The Congressional “Supercommittee,” was tasked by Congress to produce legislation to reduce the deficit by $1.2 trillion within the next ten years. The first deadline was November 23. On November 21, leadership of the bipartisan Special Joint Committee announced that it would not be able to reach an agreement on such a measure.
Credit unions have monitored the possibility that the credit union tax status might get in the mix of possible deficit reduction measures. From the beginning, the Credit Union National Association (CUNA) assessed this threat as “low, but not zero.” The threat was taken very seriously because of the unprecedented nature of the process by which Congress was attempting to deal with deficit reduction.
The Supercommittee had unprecedented ability to report legislation to both chambers of Congress for an up-or-down vote. If members had reported legislation that included language eliminating or altering the tax status, it would have been impossible to remove it, short of defeating the entire agreement.
In the last four months, CUNA engaged each member of the Supercommittee, their staff and other key policymakers on Capitol Hill and within the Administration regarding the credit union tax status. (No members from Missouri served on the Supercommittee. )

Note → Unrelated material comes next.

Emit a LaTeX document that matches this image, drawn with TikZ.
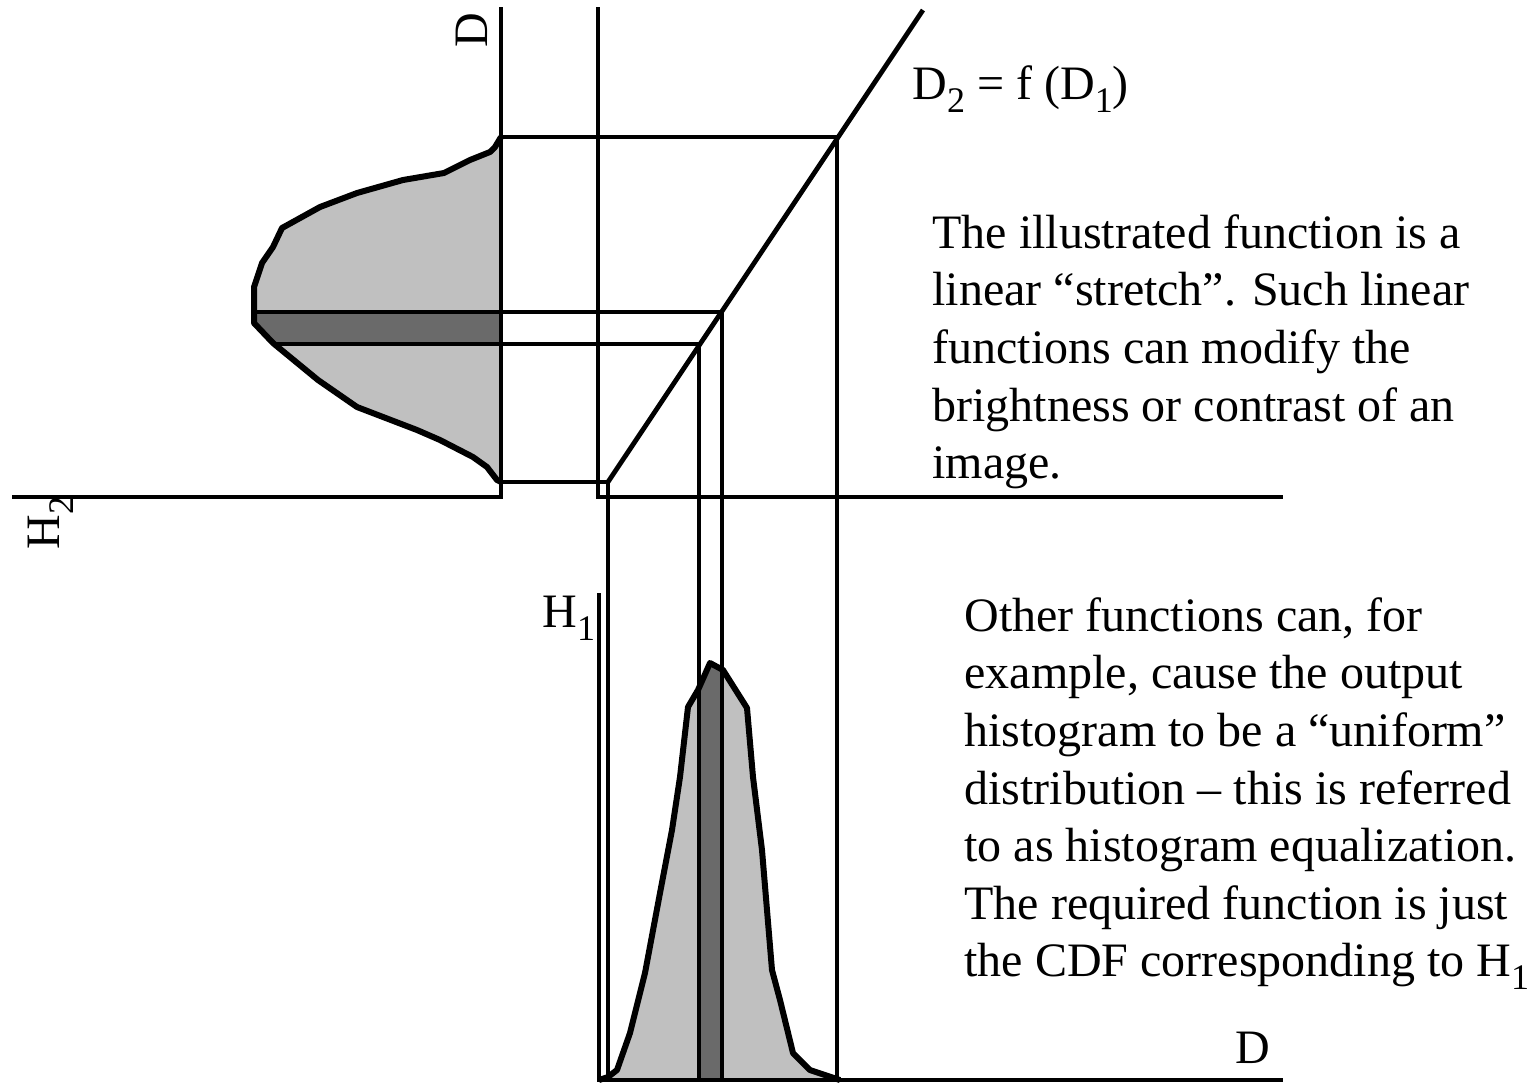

While the Supercommittee has failed, Congress still faces a very significant deficit problem. Efforts to address this will continue and may involve renewed calls for the elimination of all tax expenditures in the future. Bankers will continue to lobby aggressively for the taxation of credit unions. Preserving the credit union tax status is a top priority and CUNA and the Missouri Credit Union Associaition will continue to monitor the threat to the tax status that could develop should Congress engage in comprehensive tax reform efforts in 2012 or 2013.